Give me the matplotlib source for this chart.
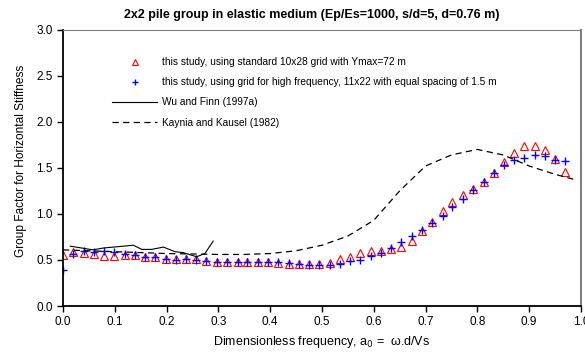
import matplotlib.pyplot as plt

plt.rcParams['font.family'] = ['Liberation Sans', 'DejaVu Sans']

# Dimensionless frequency a0 for the computed points
a0 = [0.000, 0.020, 0.040, 0.059, 0.079, 0.099, 0.119, 0.139, 0.158, 0.178,
      0.198, 0.218, 0.238, 0.257, 0.277, 0.297, 0.317, 0.337, 0.356, 0.376,
      0.396, 0.416, 0.436, 0.455, 0.475, 0.495, 0.515, 0.535, 0.554, 0.574,
      0.594, 0.614, 0.634, 0.653, 0.673, 0.693, 0.713, 0.733, 0.752, 0.772,
      0.792, 0.812, 0.832, 0.851, 0.871, 0.891, 0.911, 0.931, 0.950, 0.970]

# standard 10x28 grid, Ymax = 72 m
gf_standard = [0.55, 0.59, 0.58, 0.57, 0.54, 0.54, 0.55, 0.55, 0.535, 0.53,
               0.51, 0.51, 0.51, 0.51, 0.49, 0.48, 0.48, 0.48, 0.48, 0.48,
               0.48, 0.47, 0.46, 0.455, 0.455, 0.455, 0.47, 0.51, 0.535, 0.58,
               0.595, 0.595, 0.62, 0.64, 0.705, 0.81, 0.915, 1.03, 1.13, 1.20,
               1.27, 1.345, 1.445, 1.56, 1.66, 1.74, 1.74, 1.69, 1.60, 1.46]

# high frequency 11x22 grid, 1.5 m spacing
gf_highfreq = [0.39, 0.565, 0.595, 0.59, 0.60, 0.59, 0.57, 0.55, 0.535, 0.53,
               0.51, 0.50, 0.51, 0.50, 0.49, 0.48, 0.48, 0.48, 0.48, 0.48,
               0.48, 0.475, 0.47, 0.455, 0.445, 0.445, 0.445, 0.46, 0.49, 0.505,
               0.54, 0.58, 0.625, 0.69, 0.76, 0.825, 0.905, 0.975, 1.07, 1.16,
               1.265, 1.35, 1.445, 1.53, 1.585, 1.61, 1.64, 1.63, 1.59, 1.57]

# Wu and Finn (1997a)
wu_a0 = [0.014, 0.036, 0.058, 0.078, 0.136, 0.152, 0.171, 0.194, 0.216, 0.232,
         0.258, 0.274, 0.290]
wu_gf = [0.65, 0.63, 0.61, 0.63, 0.66, 0.615, 0.615, 0.64, 0.59, 0.58,
         0.535, 0.57, 0.705]

# Kaynia and Kausel (1982)
kk_a0 = [0.0, 0.05, 0.1, 0.15, 0.2, 0.25, 0.3, 0.35, 0.4, 0.45, 0.5, 0.55,
         0.6, 0.65, 0.7, 0.75, 0.8, 0.85, 0.9, 0.95, 0.99]
kk_gf = [0.61, 0.60, 0.59, 0.58, 0.57, 0.565, 0.56, 0.56, 0.57, 0.60, 0.66,
         0.76, 0.93, 1.25, 1.52, 1.64, 1.70, 1.64, 1.52, 1.43, 1.37]

fig = plt.figure(figsize=(5.85, 3.53), dpi=100)
ax = fig.add_axes([0.1077, 0.133, 0.8853, 0.783])

ax.plot(a0, gf_standard, linestyle='none', marker='^', markersize=5.5,
        markerfacecolor='none', markeredgecolor='red', markeredgewidth=0.8,
        label='this study, using standard 10x28 grid with Ymax=72 m')
ax.plot(a0, gf_highfreq, linestyle='none', marker='+', markersize=6,
        color='blue', markeredgewidth=1.0,
        label='this study, using grid for high frequency, 11x22 with equal spacing of 1.5 m')
ax.plot(wu_a0, wu_gf, color='black', linewidth=0.8, label='Wu and Finn (1997a)')
ax.plot(kk_a0, kk_gf, color='black', linewidth=0.9, linestyle=(0, (5, 3.5)),
        label='Kaynia and Kausel (1982)')

ax.set_xlim(0, 1.0)
ax.set_ylim(0, 3.0)
ax.set_xticks([i / 10 for i in range(11)])
ax.set_yticks([i / 2 for i in range(7)])
ax.xaxis.set_major_formatter(plt.FormatStrFormatter('%.1f'))
ax.yaxis.set_major_formatter(plt.FormatStrFormatter('%.1f'))
ax.tick_params(labelsize=8.5, direction='out', length=4, width=1.0, colors='black')

for side in ['left', 'bottom']:
    ax.spines[side].set_linewidth(1.3)
ax.spines['right'].set_color('#808080')
ax.spines['right'].set_linewidth(1.5)
ax.spines['top'].set_color('#808080')
ax.spines['top'].set_linewidth(0.8)

ax.set_xlabel('Dimensionless frequency, a$_0$ =  \u03c9.d/Vs', fontsize=9)
ax.set_ylabel('Group Factor for Horizontal Stiffness', fontsize=8.6)
ax.yaxis.set_label_coords(-0.07, 0.525)
fig.text(312 / 585, 1 - 15 / 353,
         '2x2 pile group in elastic medium (Ep/Es=1000, s/d=5, d=0.76 m)',
         fontsize=9, fontweight='bold', ha='center', va='center')

fig.legend(loc='upper left', bbox_to_anchor=(0.1915, 0.838), frameon=False,
           fontsize=7.3, handlelength=4.45, handletextpad=0.5, labelspacing=1.0,
           borderpad=0, borderaxespad=0, markerscale=0.8)

fig.savefig('out.png', dpi=100)
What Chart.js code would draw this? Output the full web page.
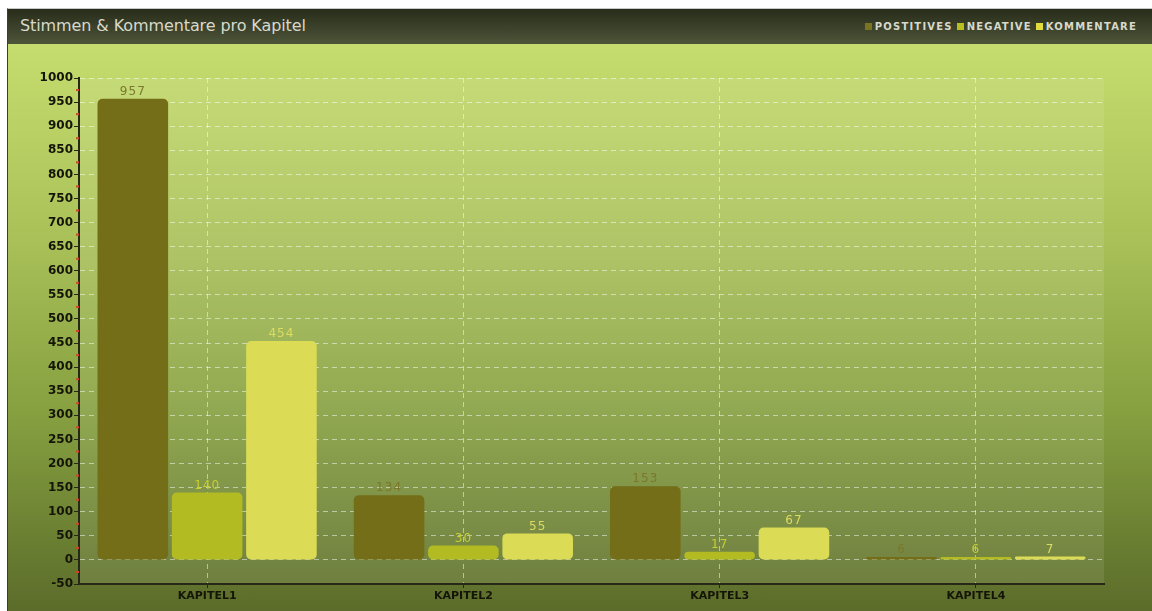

_Required task_
Word for word, quote the lines above. Omit the pictures.

_Answer to this exercise_
Give me the matplotlib source for this chart.
import matplotlib.pyplot as plt

plt.rcParams['font.family'] = ['Liberation Sans', 'DejaVu Sans']

# Dimensionless frequency a0 for the computed points
a0 = [0.000, 0.020, 0.040, 0.059, 0.079, 0.099, 0.119, 0.139, 0.158, 0.178,
      0.198, 0.218, 0.238, 0.257, 0.277, 0.297, 0.317, 0.337, 0.356, 0.376,
      0.396, 0.416, 0.436, 0.455, 0.475, 0.495, 0.515, 0.535, 0.554, 0.574,
      0.594, 0.614, 0.634, 0.653, 0.673, 0.693, 0.713, 0.733, 0.752, 0.772,
      0.792, 0.812, 0.832, 0.851, 0.871, 0.891, 0.911, 0.931, 0.950, 0.970]

# standard 10x28 grid, Ymax = 72 m
gf_standard = [0.55, 0.59, 0.58, 0.57, 0.54, 0.54, 0.55, 0.55, 0.535, 0.53,
               0.51, 0.51, 0.51, 0.51, 0.49, 0.48, 0.48, 0.48, 0.48, 0.48,
               0.48, 0.47, 0.46, 0.455, 0.455, 0.455, 0.47, 0.51, 0.535, 0.58,
               0.595, 0.595, 0.62, 0.64, 0.705, 0.81, 0.915, 1.03, 1.13, 1.20,
               1.27, 1.345, 1.445, 1.56, 1.66, 1.74, 1.74, 1.69, 1.60, 1.46]

# high frequency 11x22 grid, 1.5 m spacing
gf_highfreq = [0.39, 0.565, 0.595, 0.59, 0.60, 0.59, 0.57, 0.55, 0.535, 0.53,
               0.51, 0.50, 0.51, 0.50, 0.49, 0.48, 0.48, 0.48, 0.48, 0.48,
               0.48, 0.475, 0.47, 0.455, 0.445, 0.445, 0.445, 0.46, 0.49, 0.505,
               0.54, 0.58, 0.625, 0.69, 0.76, 0.825, 0.905, 0.975, 1.07, 1.16,
               1.265, 1.35, 1.445, 1.53, 1.585, 1.61, 1.64, 1.63, 1.59, 1.57]

# Wu and Finn (1997a)
wu_a0 = [0.014, 0.036, 0.058, 0.078, 0.136, 0.152, 0.171, 0.194, 0.216, 0.232,
         0.258, 0.274, 0.290]
wu_gf = [0.65, 0.63, 0.61, 0.63, 0.66, 0.615, 0.615, 0.64, 0.59, 0.58,
         0.535, 0.57, 0.705]

# Kaynia and Kausel (1982)
kk_a0 = [0.0, 0.05, 0.1, 0.15, 0.2, 0.25, 0.3, 0.35, 0.4, 0.45, 0.5, 0.55,
         0.6, 0.65, 0.7, 0.75, 0.8, 0.85, 0.9, 0.95, 0.99]
kk_gf = [0.61, 0.60, 0.59, 0.58, 0.57, 0.565, 0.56, 0.56, 0.57, 0.60, 0.66,
         0.76, 0.93, 1.25, 1.52, 1.64, 1.70, 1.64, 1.52, 1.43, 1.37]

fig = plt.figure(figsize=(5.85, 3.53), dpi=100)
ax = fig.add_axes([0.1077, 0.133, 0.8853, 0.783])

ax.plot(a0, gf_standard, linestyle='none', marker='^', markersize=5.5,
        markerfacecolor='none', markeredgecolor='red', markeredgewidth=0.8,
        label='this study, using standard 10x28 grid with Ymax=72 m')
ax.plot(a0, gf_highfreq, linestyle='none', marker='+', markersize=6,
        color='blue', markeredgewidth=1.0,
        label='this study, using grid for high frequency, 11x22 with equal spacing of 1.5 m')
ax.plot(wu_a0, wu_gf, color='black', linewidth=0.8, label='Wu and Finn (1997a)')
ax.plot(kk_a0, kk_gf, color='black', linewidth=0.9, linestyle=(0, (5, 3.5)),
        label='Kaynia and Kausel (1982)')

ax.set_xlim(0, 1.0)
ax.set_ylim(0, 3.0)
ax.set_xticks([i / 10 for i in range(11)])
ax.set_yticks([i / 2 for i in range(7)])
ax.xaxis.set_major_formatter(plt.FormatStrFormatter('%.1f'))
ax.yaxis.set_major_formatter(plt.FormatStrFormatter('%.1f'))
ax.tick_params(labelsize=8.5, direction='out', length=4, width=1.0, colors='black')

for side in ['left', 'bottom']:
    ax.spines[side].set_linewidth(1.3)
ax.spines['right'].set_color('#808080')
ax.spines['right'].set_linewidth(1.5)
ax.spines['top'].set_color('#808080')
ax.spines['top'].set_linewidth(0.8)

ax.set_xlabel('Dimensionless frequency, a$_0$ =  \u03c9.d/Vs', fontsize=9)
ax.set_ylabel('Group Factor for Horizontal Stiffness', fontsize=8.6)
ax.yaxis.set_label_coords(-0.07, 0.525)
fig.text(312 / 585, 1 - 15 / 353,
         '2x2 pile group in elastic medium (Ep/Es=1000, s/d=5, d=0.76 m)',
         fontsize=9, fontweight='bold', ha='center', va='center')

fig.legend(loc='upper left', bbox_to_anchor=(0.1915, 0.838), frameon=False,
           fontsize=7.3, handlelength=4.45, handletextpad=0.5, labelspacing=1.0,
           borderpad=0, borderaxespad=0, markerscale=0.8)

fig.savefig('out.png', dpi=100)
What Chart.js code would draw this? Output the full web page.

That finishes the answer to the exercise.